引退したNASAのスペースシャトルの縦向き展示に、ようやくオービター「エンデバー号」(宇宙船の本体部分)が取り付けられました。まだ作業は残っているものの、これで6ヵ月に及んだ大がかりな輸送・設置のプロセスはひとまず無事に終了となります。
現在建設中のサミュエル・オシン航空宇宙センターでの展示に向けて、全長37mのオービターは高さ137mのクレーンによって慎重に垂直姿勢へと吊り上げられ、巨大な外部燃料タンクに結合されました。
打ち上げ態勢に組み上げる複雑なプロセスがNASAの施設以外で行なわれるのは今回が初めて。この象徴的なスペースシャトルは10年以上ぶりに発射準備ができているかのようにそびえ立ったのです。
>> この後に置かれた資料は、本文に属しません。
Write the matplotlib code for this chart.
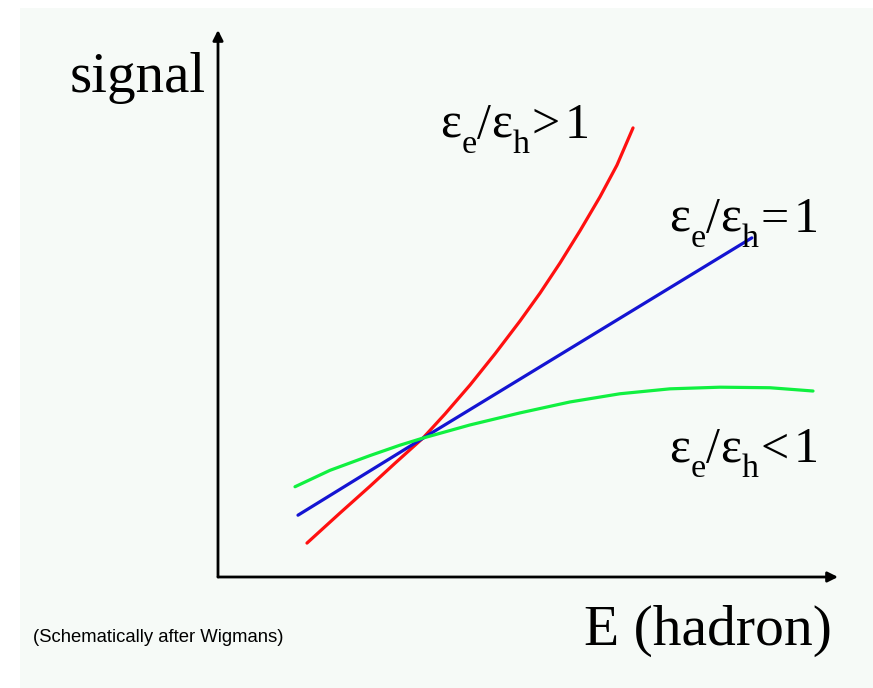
import matplotlib
matplotlib.use("Agg")
import matplotlib.pyplot as plt
from matplotlib.patches import Rectangle

# calorimeter response vs hadron energy, three e/h regimes
e_high = [1.435, 1.968, 2.452, 2.855, 3.306, 3.661, 4.065, 4.468, 4.871,
          5.194, 5.516, 5.839, 6.161, 6.435, 6.694]
s_high = [0.62, 1.17, 1.66, 2.08, 2.54, 2.98, 3.51, 4.08, 4.68,
          5.19, 5.74, 6.33, 6.95, 7.53, 8.21]

e_equal = [1.29, 3.31, 8.61]
s_equal = [1.13, 2.54, 6.20]

e_low = [1.242, 1.806, 2.452, 2.935, 3.306, 4.065, 4.871, 5.677, 6.484,
         7.290, 8.097, 8.903, 9.597]
s_low = [1.65, 1.95, 2.22, 2.41, 2.54, 2.78, 3.00, 3.20, 3.35,
         3.44, 3.47, 3.46, 3.40]

relations = [">", "=", "<"]
label_pos = [(3.58, 8.03), (7.27, 6.31), (7.27, 2.10)]

W, H = 873, 688
fig = plt.figure(figsize=(W / 100, H / 100), dpi=100)
fig.patch.set_facecolor("white")
fig.patches.append(Rectangle((20 / W, 0), 1 - 20 / W, 1 - 8 / H,
                             transform=fig.transFigure, facecolor="#f6faf7",
                             edgecolor="none", zorder=-10))

ax = fig.add_axes([218 / W, (H - 577) / H, 620 / W, 547 / H])
ax.set_xlim(0, 10)
ax.set_ylim(0, 10)
ax.axis("off")

# axes drawn as arrows
arrow = dict(arrowstyle="-|>", color="black", lw=2.0, mutation_scale=15,
             shrinkA=0, shrinkB=0)
ax.annotate("", xy=(10, 0), xytext=(0, 0), arrowprops=arrow, annotation_clip=False)
ax.annotate("", xy=(0, 10), xytext=(0, 0), arrowprops=arrow, annotation_clip=False)

ax.plot(e_high, s_high, color="#ff1010", lw=2.3, solid_capstyle="round")
ax.plot(e_equal, s_equal, color="#1414d2", lw=2.3, solid_capstyle="round")
ax.plot(e_low, s_low, color="#10f040", lw=2.3, solid_capstyle="round")

serif = "Liberation Serif"
renderer = fig.canvas.get_renderer()


def ratio_label(x, y, rel, size=36):
    # e/h ratio written piece by piece so the subscripts sit low and small
    sub = size * 0.68
    pieces = [("ε", size, 0, 1), ("e", sub, -15, 0), ("/", size, 0, 0),
              ("ε", size, 0, 1), ("h", sub, -15, 2), (rel, size, 0, 5),
              ("1", size, 0, 0)]
    dx = 0
    for s, fs, dy, pad in pieces:
        t = ax.annotate(s, xy=(x, y), xycoords="data", xytext=(dx, dy),
                        textcoords="offset pixels", family=serif, fontsize=fs,
                        va="baseline", ha="left", annotation_clip=False)
        dx += t.get_window_extent(renderer).width + pad


for rel, (x, y) in zip(relations, label_pos):
    ratio_label(x, y, rel)

ax.text(-2.39, 8.87, "signal", family=serif, fontsize=41, va="baseline",
        ha="left", clip_on=False)
ax.text(9.90, -1.24, "E (hadron)", family=serif, fontsize=41.5, va="baseline",
        ha="right", clip_on=False)
ax.text(-2.98, -1.19, "(Schematically after Wigmans)", family="Liberation Sans",
        fontsize=13.3, va="baseline", ha="left", clip_on=False)

fig.savefig("out.png", dpi=100, facecolor=fig.get_facecolor())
エンデバー号はこれまで11年間、カリフォルニア・サイエンス・センターで展示されていましたが、打ち上げ態勢ではなく横向きの配置でした。
有翼のオービターは現地時間の29日(月)に新たな展示場所へと輸送されたとcollectSPACEは報じており、夜間に行なわれた設置作業は31日(水)未明までかかったそう。
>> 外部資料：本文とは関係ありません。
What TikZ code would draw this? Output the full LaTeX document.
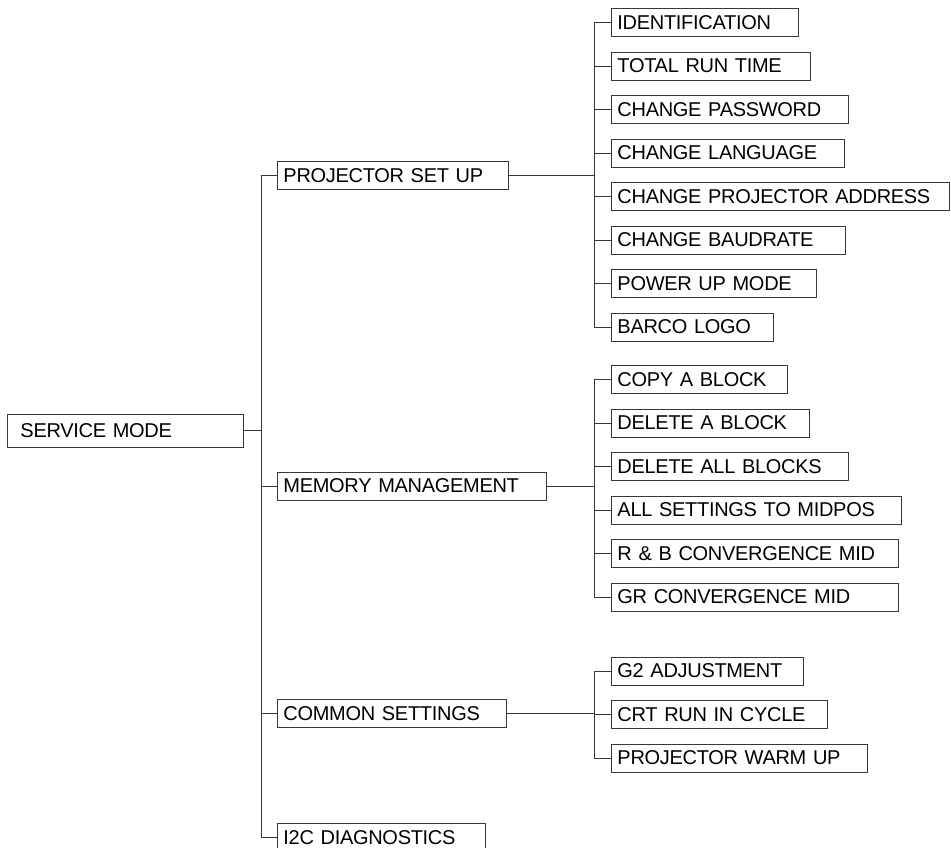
\documentclass[tikz,border=0pt]{standalone}
\usepackage{fontspec}
\usepackage{tikz}
\usetikzlibrary{positioning, calc}
\newfontfamily\menufont[LetterSpace=-1.5]{Liberation Sans}
\protected\def\menustyle{\menufont\fontsize{20}{22}\selectfont\spaceskip=3pt plus 1pt\relax}
\definecolor{mygray}{RGB}{55,55,55}
\tikzset{
  menubox/.style={rectangle, draw=mygray, anchor=west, align=left,
    inner xsep=6pt, inner ysep=0pt, minimum height=28pt,
    font=\menustyle, line width=0.9pt},
  line/.style={line width=0.9pt, color=mygray}
}
\begin{document}
\begin{tikzpicture}[x=1pt, y=-1pt]
  \useasboundingbox (0,0) rectangle (951,848);

  % root
  \node[menubox, text width=210pt, inner xsep=13pt, minimum height=33pt] (svc) at (7,430.5) {SERVICE MODE};

  % main menus
  \node[menubox, text width=219pt] (setup) at (277,175.5) {PROJECTOR SET UP};
  \node[menubox, text width=257pt] (mem) at (277,486) {MEMORY MANAGEMENT};
  \node[menubox, text width=217pt] (common) at (277,713.5) {COMMON SETTINGS};
  \node[menubox, text width=196pt] (i2c) at (277,837.5) {I2C DIAGNOSTICS};

  % projector set up
  \node[menubox, text width=175pt] (ident) at (611,22.5) {IDENTIFICATION};
  \node[menubox, text width=187pt] (runtime) at (611,66) {TOTAL RUN TIME};
  \node[menubox, text width=225pt] (passwd) at (611,109.5) {CHANGE PASSWORD};
  \node[menubox, text width=221pt] (lang) at (611,153) {CHANGE LANGUAGE};
  \node[menubox, text width=326pt] (addr) at (611,196.5) {CHANGE PROJECTOR ADDRESS};
  \node[menubox, text width=222pt] (baud) at (611,240) {CHANGE BAUDRATE};
  \node[menubox, text width=193pt] (powerup) at (611,283.5) {POWER UP MODE};
  \node[menubox, text width=150pt] (logo) at (611,327) {BARCO LOGO};

  % memory management
  \node[menubox, text width=164pt] (copy) at (611,379.5) {COPY A BLOCK};
  \node[menubox, text width=186pt] (delone) at (611,423) {DELETE A BLOCK};
  \node[menubox, text width=225pt] (delall) at (611,466.5) {DELETE ALL BLOCKS};
  \node[menubox, text width=278pt] (midpos) at (611,510) {ALL SETTINGS TO MIDPOS};
  \node[menubox, text width=275pt] (rbconv) at (611,553.5) {R \& B CONVERGENCE MID};
  \node[menubox, text width=275pt] (grconv) at (611,597) {GR CONVERGENCE MID};

  % common settings
  \node[menubox, text width=180pt] (gtwo) at (611,671) {G2 ADJUSTMENT};
  \node[menubox, text width=204pt] (crt) at (611,714.5) {CRT RUN IN CYCLE};
  \node[menubox, text width=244pt] (warm) at (611,758) {PROJECTOR WARM UP};

  % trunks
  \coordinate (ta) at (261,0);
  \coordinate (tb) at (594,0);

  \draw[line] (svc.east) -- (svc.east -| ta);
  \draw[line] (setup.west) -- (setup.west -| ta) -- (i2c.west -| ta) -- (i2c.west);
  \draw[line] (mem.west) -- (mem.west -| ta);
  \draw[line] (common.west) -- (common.west -| ta);

  % projector set up branch
  \draw[line] (setup.east) -- (setup.east -| tb);
  \draw[line] (ident.west) -- (ident.west -| tb) -- (logo.west -| tb) -- (logo.west);
  \draw[line] (runtime.west) -- (runtime.west -| tb);
  \draw[line] (passwd.west) -- (passwd.west -| tb);
  \draw[line] (lang.west) -- (lang.west -| tb);
  \draw[line] (addr.west) -- (addr.west -| tb);
  \draw[line] (baud.west) -- (baud.west -| tb);
  \draw[line] (powerup.west) -- (powerup.west -| tb);

  % memory management branch
  \draw[line] (mem.east) -- (mem.east -| tb);
  \draw[line] (copy.west) -- (copy.west -| tb) -- (grconv.west -| tb) -- (grconv.west);
  \draw[line] (delone.west) -- (delone.west -| tb);
  \draw[line] (delall.west) -- (delall.west -| tb);
  \draw[line] (midpos.west) -- (midpos.west -| tb);
  \draw[line] (rbconv.west) -- (rbconv.west -| tb);

  % common settings branch
  \draw[line] (common.east) -- (common.east -| tb);
  \draw[line] (gtwo.west) -- (gtwo.west -| tb) -- (warm.west -| tb) -- (warm.west);
  \draw[line] (crt.west) -- (crt.west -| tb);
\end{tikzpicture}
\end{document}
2023年7月20日に始まった同博物館の「Go for Stack」は、世界で唯一“打ち上げ態勢”に組み立てるスペースシャトルの縦向き展示のための複雑なプロセスで、完成時の高さは20階建てに相当します。
このプロセスではまず、シャトルの後部スカート(固体ロケットブースターの土台を構成する2つのスカート型底部セグメントのこと)を設置。11月には、その上に全長35mの固体ロケットブースター2基が載せられ、展示の土台をつくられました。そして1月初旬には、外部燃料タンク「ET-94」が巨大クレーンで持ち上げられ固体ロケットブースターの間に設置され、最後のピースを待っていたのです。
NASAのスペースシャトル「エンデバー」の最後の着陸は2011年6月1日のことで、国際宇宙ステーションへの16日間のミッションを終えフロリダ州ケネディ宇宙センターに降り立っています。
その後に実施されたスペースシャトルのミッションは「アトランティス号」のSTS-135ミッションのみで、NASAの30年間に及ぶシャトル時代は終わりを迎えました。
オービター「エンデバー号」は全展示物の目玉であり、建設される航空宇宙センター最大の見どころとなるでしょう。
同センターの建設作業は続いているので、落ちてくる砕片などからエンデバーを保護するため鋼板の骨組みが組まれる、とcollectSPACEには書かれていました。
宇宙機及び航空機をさらに100機ほど建物に搬入するため、建設はもう18ヶ月続くと見込まれているものの、どれもスペースシャトルほどの時間と労力を要するわけではなさそうです。
新・サミュエル・オシン航空宇宙センターの開館日は未定ですが、今後数年のうちにスペースシャトルの展示を見られるようになるとのこと。